— What is asked —
Extract every entry word for word. Skip the pictures.

## start Records provided

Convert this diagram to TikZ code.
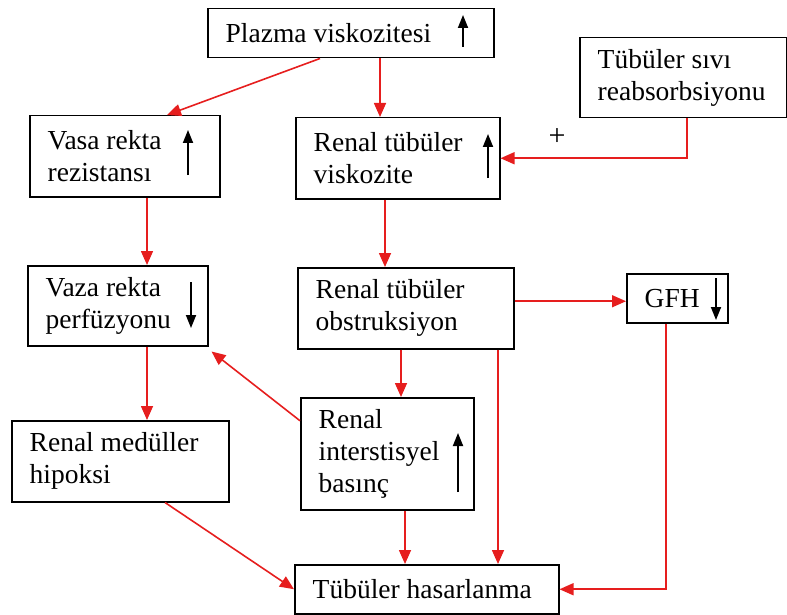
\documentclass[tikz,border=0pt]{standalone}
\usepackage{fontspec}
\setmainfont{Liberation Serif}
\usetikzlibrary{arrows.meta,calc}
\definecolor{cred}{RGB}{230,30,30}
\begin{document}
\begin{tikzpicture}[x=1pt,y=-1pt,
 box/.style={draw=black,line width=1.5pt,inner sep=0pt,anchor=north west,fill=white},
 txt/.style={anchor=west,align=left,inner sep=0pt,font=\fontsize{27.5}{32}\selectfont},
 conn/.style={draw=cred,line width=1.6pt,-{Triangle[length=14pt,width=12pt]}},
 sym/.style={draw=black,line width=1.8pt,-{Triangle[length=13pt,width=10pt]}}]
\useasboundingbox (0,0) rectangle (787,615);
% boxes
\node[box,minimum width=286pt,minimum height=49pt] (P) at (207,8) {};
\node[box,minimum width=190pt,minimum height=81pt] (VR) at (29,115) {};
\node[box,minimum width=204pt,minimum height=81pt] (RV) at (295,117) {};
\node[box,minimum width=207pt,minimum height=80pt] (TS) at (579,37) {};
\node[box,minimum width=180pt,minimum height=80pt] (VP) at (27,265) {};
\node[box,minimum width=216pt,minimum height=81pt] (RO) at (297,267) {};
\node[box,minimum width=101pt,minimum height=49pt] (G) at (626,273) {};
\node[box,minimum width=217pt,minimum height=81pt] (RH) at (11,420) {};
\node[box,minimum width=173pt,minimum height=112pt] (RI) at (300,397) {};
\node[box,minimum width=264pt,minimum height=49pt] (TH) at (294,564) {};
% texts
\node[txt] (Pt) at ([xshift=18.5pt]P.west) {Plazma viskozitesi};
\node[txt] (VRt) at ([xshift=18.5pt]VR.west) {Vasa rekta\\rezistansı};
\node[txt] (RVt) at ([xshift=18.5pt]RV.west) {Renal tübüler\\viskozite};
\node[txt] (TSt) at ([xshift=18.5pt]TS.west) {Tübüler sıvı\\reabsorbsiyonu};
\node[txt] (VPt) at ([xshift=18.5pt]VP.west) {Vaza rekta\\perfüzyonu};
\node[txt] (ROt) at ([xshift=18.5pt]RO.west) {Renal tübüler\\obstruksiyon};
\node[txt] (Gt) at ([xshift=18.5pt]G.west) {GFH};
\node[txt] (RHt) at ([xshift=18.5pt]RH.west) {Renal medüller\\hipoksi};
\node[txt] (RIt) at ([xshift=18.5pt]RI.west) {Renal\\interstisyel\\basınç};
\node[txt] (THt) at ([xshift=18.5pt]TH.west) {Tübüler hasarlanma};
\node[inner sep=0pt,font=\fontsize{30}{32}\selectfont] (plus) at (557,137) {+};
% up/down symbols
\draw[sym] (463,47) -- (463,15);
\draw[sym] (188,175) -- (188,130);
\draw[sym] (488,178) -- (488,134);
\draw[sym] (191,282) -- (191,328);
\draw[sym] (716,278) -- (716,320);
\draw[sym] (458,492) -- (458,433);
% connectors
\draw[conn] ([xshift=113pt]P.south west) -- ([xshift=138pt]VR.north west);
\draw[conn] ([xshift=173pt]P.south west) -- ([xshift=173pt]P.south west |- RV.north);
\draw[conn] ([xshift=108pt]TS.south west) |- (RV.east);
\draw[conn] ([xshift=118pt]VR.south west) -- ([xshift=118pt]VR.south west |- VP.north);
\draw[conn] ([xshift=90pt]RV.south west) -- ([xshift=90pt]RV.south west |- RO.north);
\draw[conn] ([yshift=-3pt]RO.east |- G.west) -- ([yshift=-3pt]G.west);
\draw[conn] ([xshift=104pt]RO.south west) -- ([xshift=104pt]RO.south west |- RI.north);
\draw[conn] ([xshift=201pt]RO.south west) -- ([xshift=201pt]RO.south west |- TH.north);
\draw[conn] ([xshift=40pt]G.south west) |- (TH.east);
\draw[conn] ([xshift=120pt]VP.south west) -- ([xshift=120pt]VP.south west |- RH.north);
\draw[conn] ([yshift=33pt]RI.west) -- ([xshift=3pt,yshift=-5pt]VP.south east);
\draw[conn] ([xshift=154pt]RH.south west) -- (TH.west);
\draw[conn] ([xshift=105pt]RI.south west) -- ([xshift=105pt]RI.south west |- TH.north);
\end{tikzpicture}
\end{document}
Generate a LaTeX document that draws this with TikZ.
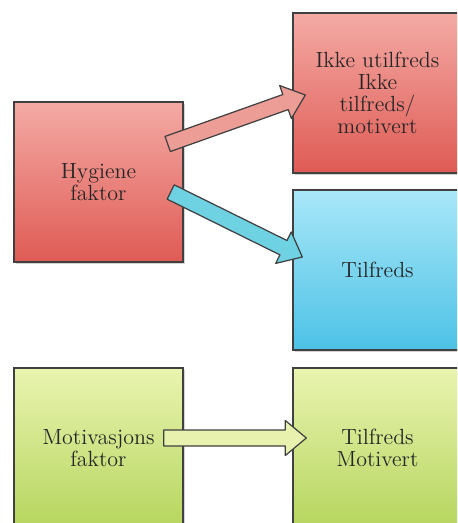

## end Records provided

— Exercise solution —
Convert this diagram to TikZ code.
\documentclass[tikz,border=0pt]{standalone}
\usepackage{fontspec}
\setmainfont{Liberation Serif}
\usetikzlibrary{arrows.meta,calc}
\definecolor{cred}{RGB}{230,30,30}
\begin{document}
\begin{tikzpicture}[x=1pt,y=-1pt,
 box/.style={draw=black,line width=1.5pt,inner sep=0pt,anchor=north west,fill=white},
 txt/.style={anchor=west,align=left,inner sep=0pt,font=\fontsize{27.5}{32}\selectfont},
 conn/.style={draw=cred,line width=1.6pt,-{Triangle[length=14pt,width=12pt]}},
 sym/.style={draw=black,line width=1.8pt,-{Triangle[length=13pt,width=10pt]}}]
\useasboundingbox (0,0) rectangle (787,615);
% boxes
\node[box,minimum width=286pt,minimum height=49pt] (P) at (207,8) {};
\node[box,minimum width=190pt,minimum height=81pt] (VR) at (29,115) {};
\node[box,minimum width=204pt,minimum height=81pt] (RV) at (295,117) {};
\node[box,minimum width=207pt,minimum height=80pt] (TS) at (579,37) {};
\node[box,minimum width=180pt,minimum height=80pt] (VP) at (27,265) {};
\node[box,minimum width=216pt,minimum height=81pt] (RO) at (297,267) {};
\node[box,minimum width=101pt,minimum height=49pt] (G) at (626,273) {};
\node[box,minimum width=217pt,minimum height=81pt] (RH) at (11,420) {};
\node[box,minimum width=173pt,minimum height=112pt] (RI) at (300,397) {};
\node[box,minimum width=264pt,minimum height=49pt] (TH) at (294,564) {};
% texts
\node[txt] (Pt) at ([xshift=18.5pt]P.west) {Plazma viskozitesi};
\node[txt] (VRt) at ([xshift=18.5pt]VR.west) {Vasa rekta\\rezistansı};
\node[txt] (RVt) at ([xshift=18.5pt]RV.west) {Renal tübüler\\viskozite};
\node[txt] (TSt) at ([xshift=18.5pt]TS.west) {Tübüler sıvı\\reabsorbsiyonu};
\node[txt] (VPt) at ([xshift=18.5pt]VP.west) {Vaza rekta\\perfüzyonu};
\node[txt] (ROt) at ([xshift=18.5pt]RO.west) {Renal tübüler\\obstruksiyon};
\node[txt] (Gt) at ([xshift=18.5pt]G.west) {GFH};
\node[txt] (RHt) at ([xshift=18.5pt]RH.west) {Renal medüller\\hipoksi};
\node[txt] (RIt) at ([xshift=18.5pt]RI.west) {Renal\\interstisyel\\basınç};
\node[txt] (THt) at ([xshift=18.5pt]TH.west) {Tübüler hasarlanma};
\node[inner sep=0pt,font=\fontsize{30}{32}\selectfont] (plus) at (557,137) {+};
% up/down symbols
\draw[sym] (463,47) -- (463,15);
\draw[sym] (188,175) -- (188,130);
\draw[sym] (488,178) -- (488,134);
\draw[sym] (191,282) -- (191,328);
\draw[sym] (716,278) -- (716,320);
\draw[sym] (458,492) -- (458,433);
% connectors
\draw[conn] ([xshift=113pt]P.south west) -- ([xshift=138pt]VR.north west);
\draw[conn] ([xshift=173pt]P.south west) -- ([xshift=173pt]P.south west |- RV.north);
\draw[conn] ([xshift=108pt]TS.south west) |- (RV.east);
\draw[conn] ([xshift=118pt]VR.south west) -- ([xshift=118pt]VR.south west |- VP.north);
\draw[conn] ([xshift=90pt]RV.south west) -- ([xshift=90pt]RV.south west |- RO.north);
\draw[conn] ([yshift=-3pt]RO.east |- G.west) -- ([yshift=-3pt]G.west);
\draw[conn] ([xshift=104pt]RO.south west) -- ([xshift=104pt]RO.south west |- RI.north);
\draw[conn] ([xshift=201pt]RO.south west) -- ([xshift=201pt]RO.south west |- TH.north);
\draw[conn] ([xshift=40pt]G.south west) |- (TH.east);
\draw[conn] ([xshift=120pt]VP.south west) -- ([xshift=120pt]VP.south west |- RH.north);
\draw[conn] ([yshift=33pt]RI.west) -- ([xshift=3pt,yshift=-5pt]VP.south east);
\draw[conn] ([xshift=154pt]RH.south west) -- (TH.west);
\draw[conn] ([xshift=105pt]RI.south west) -- ([xshift=105pt]RI.south west |- TH.north);
\end{tikzpicture}
\end{document}
Generate a LaTeX document that draws this with TikZ.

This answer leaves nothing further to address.